>>>

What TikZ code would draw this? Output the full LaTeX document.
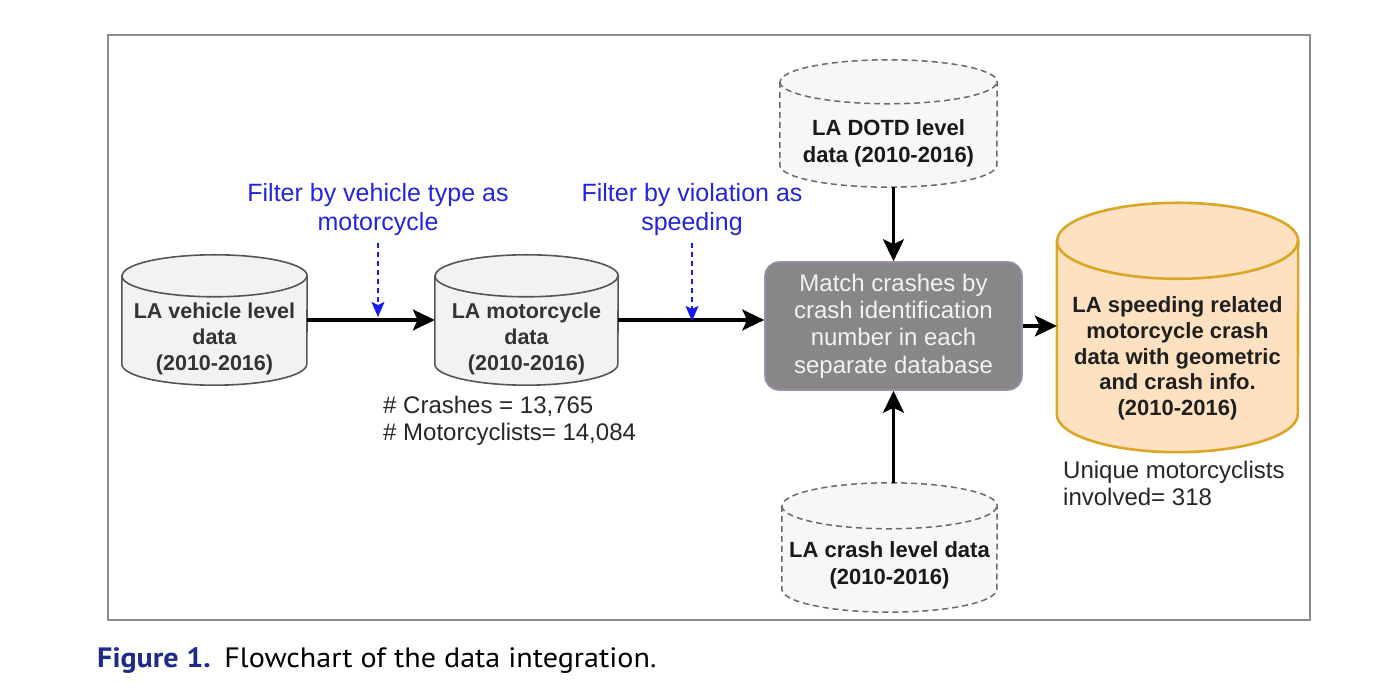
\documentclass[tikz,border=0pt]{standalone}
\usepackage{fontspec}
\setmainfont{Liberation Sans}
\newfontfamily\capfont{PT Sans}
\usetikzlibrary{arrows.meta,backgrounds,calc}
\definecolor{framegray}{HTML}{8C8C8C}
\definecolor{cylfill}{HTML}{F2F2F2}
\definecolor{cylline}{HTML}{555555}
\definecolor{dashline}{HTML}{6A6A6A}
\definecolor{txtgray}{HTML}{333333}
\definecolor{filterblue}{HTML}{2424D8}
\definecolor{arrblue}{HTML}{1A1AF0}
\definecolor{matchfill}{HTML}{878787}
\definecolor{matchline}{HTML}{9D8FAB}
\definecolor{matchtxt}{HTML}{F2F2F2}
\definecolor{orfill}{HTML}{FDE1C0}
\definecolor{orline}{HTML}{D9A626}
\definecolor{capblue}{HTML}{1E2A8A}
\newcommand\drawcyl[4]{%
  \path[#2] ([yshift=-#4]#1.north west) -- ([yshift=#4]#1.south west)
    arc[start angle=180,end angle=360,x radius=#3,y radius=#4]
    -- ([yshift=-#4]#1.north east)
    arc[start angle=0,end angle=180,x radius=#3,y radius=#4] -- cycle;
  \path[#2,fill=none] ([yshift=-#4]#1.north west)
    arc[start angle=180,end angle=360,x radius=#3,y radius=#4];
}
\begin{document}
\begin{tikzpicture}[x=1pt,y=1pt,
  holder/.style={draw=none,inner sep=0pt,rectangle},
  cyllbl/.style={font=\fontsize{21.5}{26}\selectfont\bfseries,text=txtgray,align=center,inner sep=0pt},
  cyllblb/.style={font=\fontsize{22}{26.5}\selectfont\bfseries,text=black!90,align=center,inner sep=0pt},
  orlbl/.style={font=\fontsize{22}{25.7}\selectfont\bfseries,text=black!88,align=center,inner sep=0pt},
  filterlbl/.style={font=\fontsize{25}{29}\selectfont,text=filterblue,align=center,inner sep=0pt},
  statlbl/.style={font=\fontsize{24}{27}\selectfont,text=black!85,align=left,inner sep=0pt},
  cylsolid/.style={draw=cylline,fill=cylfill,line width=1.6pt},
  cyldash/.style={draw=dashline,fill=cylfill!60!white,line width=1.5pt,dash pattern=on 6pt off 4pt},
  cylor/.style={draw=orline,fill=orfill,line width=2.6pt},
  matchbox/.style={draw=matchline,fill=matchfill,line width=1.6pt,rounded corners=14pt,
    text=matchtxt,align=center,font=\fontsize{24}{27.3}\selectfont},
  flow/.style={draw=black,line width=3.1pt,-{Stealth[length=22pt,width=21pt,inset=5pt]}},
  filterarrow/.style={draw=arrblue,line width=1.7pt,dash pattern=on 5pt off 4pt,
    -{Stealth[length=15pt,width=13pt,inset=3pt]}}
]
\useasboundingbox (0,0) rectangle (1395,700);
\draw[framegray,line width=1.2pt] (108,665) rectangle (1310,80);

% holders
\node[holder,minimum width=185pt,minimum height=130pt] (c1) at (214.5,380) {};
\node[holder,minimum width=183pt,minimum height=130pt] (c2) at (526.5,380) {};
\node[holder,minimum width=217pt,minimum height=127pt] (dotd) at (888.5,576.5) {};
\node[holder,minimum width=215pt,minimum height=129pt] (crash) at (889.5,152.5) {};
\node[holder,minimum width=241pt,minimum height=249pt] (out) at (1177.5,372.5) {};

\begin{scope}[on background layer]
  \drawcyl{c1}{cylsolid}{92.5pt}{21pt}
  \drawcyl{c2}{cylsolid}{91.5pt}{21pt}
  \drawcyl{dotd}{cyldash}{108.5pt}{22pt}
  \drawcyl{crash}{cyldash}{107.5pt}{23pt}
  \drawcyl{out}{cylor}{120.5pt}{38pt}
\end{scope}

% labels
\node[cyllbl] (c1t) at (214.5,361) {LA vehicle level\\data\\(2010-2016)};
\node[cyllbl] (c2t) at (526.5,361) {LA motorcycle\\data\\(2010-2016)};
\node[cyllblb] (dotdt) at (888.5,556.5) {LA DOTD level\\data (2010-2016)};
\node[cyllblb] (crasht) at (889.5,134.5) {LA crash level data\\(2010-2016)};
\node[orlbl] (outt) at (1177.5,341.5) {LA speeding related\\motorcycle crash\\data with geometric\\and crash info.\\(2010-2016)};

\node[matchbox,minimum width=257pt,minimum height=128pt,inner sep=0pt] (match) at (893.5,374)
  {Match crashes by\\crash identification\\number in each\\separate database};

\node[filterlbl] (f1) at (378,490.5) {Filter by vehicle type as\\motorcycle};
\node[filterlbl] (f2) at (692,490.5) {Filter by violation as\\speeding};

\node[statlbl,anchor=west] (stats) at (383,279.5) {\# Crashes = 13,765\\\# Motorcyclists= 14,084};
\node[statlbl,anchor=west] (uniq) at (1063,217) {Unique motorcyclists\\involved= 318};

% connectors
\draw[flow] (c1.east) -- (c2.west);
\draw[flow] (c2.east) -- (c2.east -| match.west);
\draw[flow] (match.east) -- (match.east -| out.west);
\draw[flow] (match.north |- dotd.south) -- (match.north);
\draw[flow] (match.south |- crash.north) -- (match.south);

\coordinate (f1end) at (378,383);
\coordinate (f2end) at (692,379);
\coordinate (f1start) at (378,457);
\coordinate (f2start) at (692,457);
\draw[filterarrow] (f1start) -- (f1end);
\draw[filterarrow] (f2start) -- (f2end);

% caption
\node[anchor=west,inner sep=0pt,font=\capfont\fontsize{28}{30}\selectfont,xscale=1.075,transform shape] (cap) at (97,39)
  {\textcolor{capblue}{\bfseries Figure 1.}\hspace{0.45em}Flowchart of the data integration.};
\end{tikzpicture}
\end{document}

<<<

■ WORK REQUIRED
The pictures should not be reproduced; quote all of the other material exactly.

■ RESULT OF THIS TASK
What TikZ code would draw this? Output the full LaTeX document.
\documentclass[tikz,border=0pt]{standalone}
\usepackage{fontspec}
\setmainfont{Liberation Sans}
\newfontfamily\capfont{PT Sans}
\usetikzlibrary{arrows.meta,backgrounds,calc}
\definecolor{framegray}{HTML}{8C8C8C}
\definecolor{cylfill}{HTML}{F2F2F2}
\definecolor{cylline}{HTML}{555555}
\definecolor{dashline}{HTML}{6A6A6A}
\definecolor{txtgray}{HTML}{333333}
\definecolor{filterblue}{HTML}{2424D8}
\definecolor{arrblue}{HTML}{1A1AF0}
\definecolor{matchfill}{HTML}{878787}
\definecolor{matchline}{HTML}{9D8FAB}
\definecolor{matchtxt}{HTML}{F2F2F2}
\definecolor{orfill}{HTML}{FDE1C0}
\definecolor{orline}{HTML}{D9A626}
\definecolor{capblue}{HTML}{1E2A8A}
\newcommand\drawcyl[4]{%
  \path[#2] ([yshift=-#4]#1.north west) -- ([yshift=#4]#1.south west)
    arc[start angle=180,end angle=360,x radius=#3,y radius=#4]
    -- ([yshift=-#4]#1.north east)
    arc[start angle=0,end angle=180,x radius=#3,y radius=#4] -- cycle;
  \path[#2,fill=none] ([yshift=-#4]#1.north west)
    arc[start angle=180,end angle=360,x radius=#3,y radius=#4];
}
\begin{document}
\begin{tikzpicture}[x=1pt,y=1pt,
  holder/.style={draw=none,inner sep=0pt,rectangle},
  cyllbl/.style={font=\fontsize{21.5}{26}\selectfont\bfseries,text=txtgray,align=center,inner sep=0pt},
  cyllblb/.style={font=\fontsize{22}{26.5}\selectfont\bfseries,text=black!90,align=center,inner sep=0pt},
  orlbl/.style={font=\fontsize{22}{25.7}\selectfont\bfseries,text=black!88,align=center,inner sep=0pt},
  filterlbl/.style={font=\fontsize{25}{29}\selectfont,text=filterblue,align=center,inner sep=0pt},
  statlbl/.style={font=\fontsize{24}{27}\selectfont,text=black!85,align=left,inner sep=0pt},
  cylsolid/.style={draw=cylline,fill=cylfill,line width=1.6pt},
  cyldash/.style={draw=dashline,fill=cylfill!60!white,line width=1.5pt,dash pattern=on 6pt off 4pt},
  cylor/.style={draw=orline,fill=orfill,line width=2.6pt},
  matchbox/.style={draw=matchline,fill=matchfill,line width=1.6pt,rounded corners=14pt,
    text=matchtxt,align=center,font=\fontsize{24}{27.3}\selectfont},
  flow/.style={draw=black,line width=3.1pt,-{Stealth[length=22pt,width=21pt,inset=5pt]}},
  filterarrow/.style={draw=arrblue,line width=1.7pt,dash pattern=on 5pt off 4pt,
    -{Stealth[length=15pt,width=13pt,inset=3pt]}}
]
\useasboundingbox (0,0) rectangle (1395,700);
\draw[framegray,line width=1.2pt] (108,665) rectangle (1310,80);

% holders
\node[holder,minimum width=185pt,minimum height=130pt] (c1) at (214.5,380) {};
\node[holder,minimum width=183pt,minimum height=130pt] (c2) at (526.5,380) {};
\node[holder,minimum width=217pt,minimum height=127pt] (dotd) at (888.5,576.5) {};
\node[holder,minimum width=215pt,minimum height=129pt] (crash) at (889.5,152.5) {};
\node[holder,minimum width=241pt,minimum height=249pt] (out) at (1177.5,372.5) {};

\begin{scope}[on background layer]
  \drawcyl{c1}{cylsolid}{92.5pt}{21pt}
  \drawcyl{c2}{cylsolid}{91.5pt}{21pt}
  \drawcyl{dotd}{cyldash}{108.5pt}{22pt}
  \drawcyl{crash}{cyldash}{107.5pt}{23pt}
  \drawcyl{out}{cylor}{120.5pt}{38pt}
\end{scope}

% labels
\node[cyllbl] (c1t) at (214.5,361) {LA vehicle level\\data\\(2010-2016)};
\node[cyllbl] (c2t) at (526.5,361) {LA motorcycle\\data\\(2010-2016)};
\node[cyllblb] (dotdt) at (888.5,556.5) {LA DOTD level\\data (2010-2016)};
\node[cyllblb] (crasht) at (889.5,134.5) {LA crash level data\\(2010-2016)};
\node[orlbl] (outt) at (1177.5,341.5) {LA speeding related\\motorcycle crash\\data with geometric\\and crash info.\\(2010-2016)};

\node[matchbox,minimum width=257pt,minimum height=128pt,inner sep=0pt] (match) at (893.5,374)
  {Match crashes by\\crash identification\\number in each\\separate database};

\node[filterlbl] (f1) at (378,490.5) {Filter by vehicle type as\\motorcycle};
\node[filterlbl] (f2) at (692,490.5) {Filter by violation as\\speeding};

\node[statlbl,anchor=west] (stats) at (383,279.5) {\# Crashes = 13,765\\\# Motorcyclists= 14,084};
\node[statlbl,anchor=west] (uniq) at (1063,217) {Unique motorcyclists\\involved= 318};

% connectors
\draw[flow] (c1.east) -- (c2.west);
\draw[flow] (c2.east) -- (c2.east -| match.west);
\draw[flow] (match.east) -- (match.east -| out.west);
\draw[flow] (match.north |- dotd.south) -- (match.north);
\draw[flow] (match.south |- crash.north) -- (match.south);

\coordinate (f1end) at (378,383);
\coordinate (f2end) at (692,379);
\coordinate (f1start) at (378,457);
\coordinate (f2start) at (692,457);
\draw[filterarrow] (f1start) -- (f1end);
\draw[filterarrow] (f2start) -- (f2end);

% caption
\node[anchor=west,inner sep=0pt,font=\capfont\fontsize{28}{30}\selectfont,xscale=1.075,transform shape] (cap) at (97,39)
  {\textcolor{capblue}{\bfseries Figure 1.}\hspace{0.45em}Flowchart of the data integration.};
\end{tikzpicture}
\end{document}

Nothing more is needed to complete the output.